Harbormasters: Boaters aren't the problem

It is unlikely that the flotilla of small boats in and around Salem Harbor is causing the contamination that forced the closing of several Salem beaches, area harbormasters said. "I don't feel it's the boats," said Marblehead Harbormaster Warner Hazel.

Beverly Harbormaster Daniel McPherson said if boats dumping holding tanks of sewage were the problem, it would be felt up and down the coast.

Test results have come back clean for beaches in Beverly and Marblehead, according to local health officials. Although no one has pointed the finger at boaters, Salem officials said Monday that the pollution that shut down seven beaches last weekend might be from a "sea source."

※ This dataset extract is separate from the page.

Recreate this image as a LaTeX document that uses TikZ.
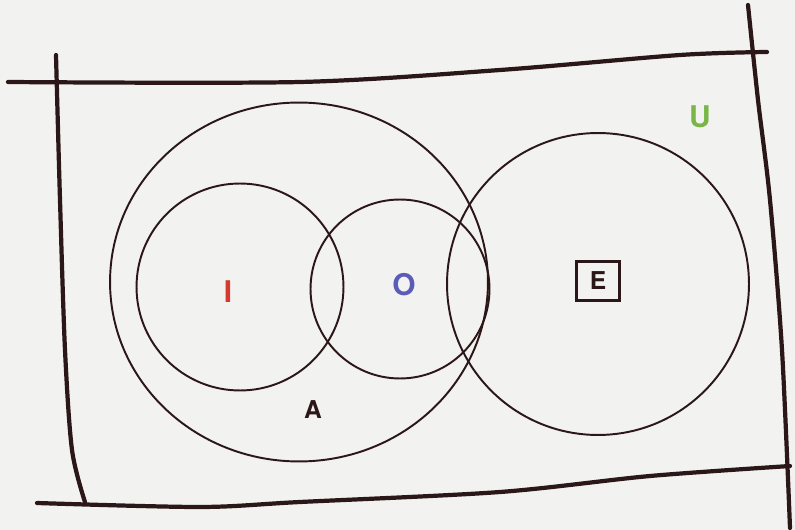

As a precaution, Mayor Stanley Usovicz said he planned to ask the state to make Salem Harbor a no-discharge zone for boats. He also directed the harbormaster to operate the city pump boat seven days a week instead of the usual three-day weekend. The city boat pumps waste for free from boat holding tanks.

That same pump boat, however, was out of service for a long stretch last summer, when there were fewer beach closings. That has left officials scratching their heads.

"Last year the pump boat was down and we didn't have a problem, and this year the pump boat is running and we do have a problem," said Salem Harbormaster Peter Gifford. "So you can't just blame the boats."

At the same time, however, area harbormasters point out that there are a large number of boats in Salem Harbor, and that most city pump boats operate only on weekends.

Between Salem, Marblehead, Beverly and Danvers, there are nearly 6,000 boats at moorings and slips, according to figures from area communities.

Right in Salem Harbor, there are about 1,400 Salem boats and another 800 Marblehead boats on the west side.

But not all the boats have holding tanks -- one harbormaster guessed that about half do, all of them larger boats -- and only a fraction of the boats are in use at one time. 

The pump boats are busy, but they handle only a relatively small number of boats. On the busy weekend of July 14-15, when the tall ship Friendship was commissioned in Salem Harbor, the Salem pump boat did 20 boats. Marblehead pumps an average of 20 boats a week in Salem Harbor.

The rules for dumping sewage also are confusing, some officials say. Raw sewage must be dumped three miles or more at sea. But waste in official marine sanitation devices, which many new boats have, can be discharged close to shore, according to federal regulations.

Although the harbormasters concede they don't know what boaters do and don't do, they believe most boaters are responsible and are not contributing to Salem's beach pollution. "What you have over in Salem, I think, is an isolated incident," said Hazel, the Marblehead harbormaster.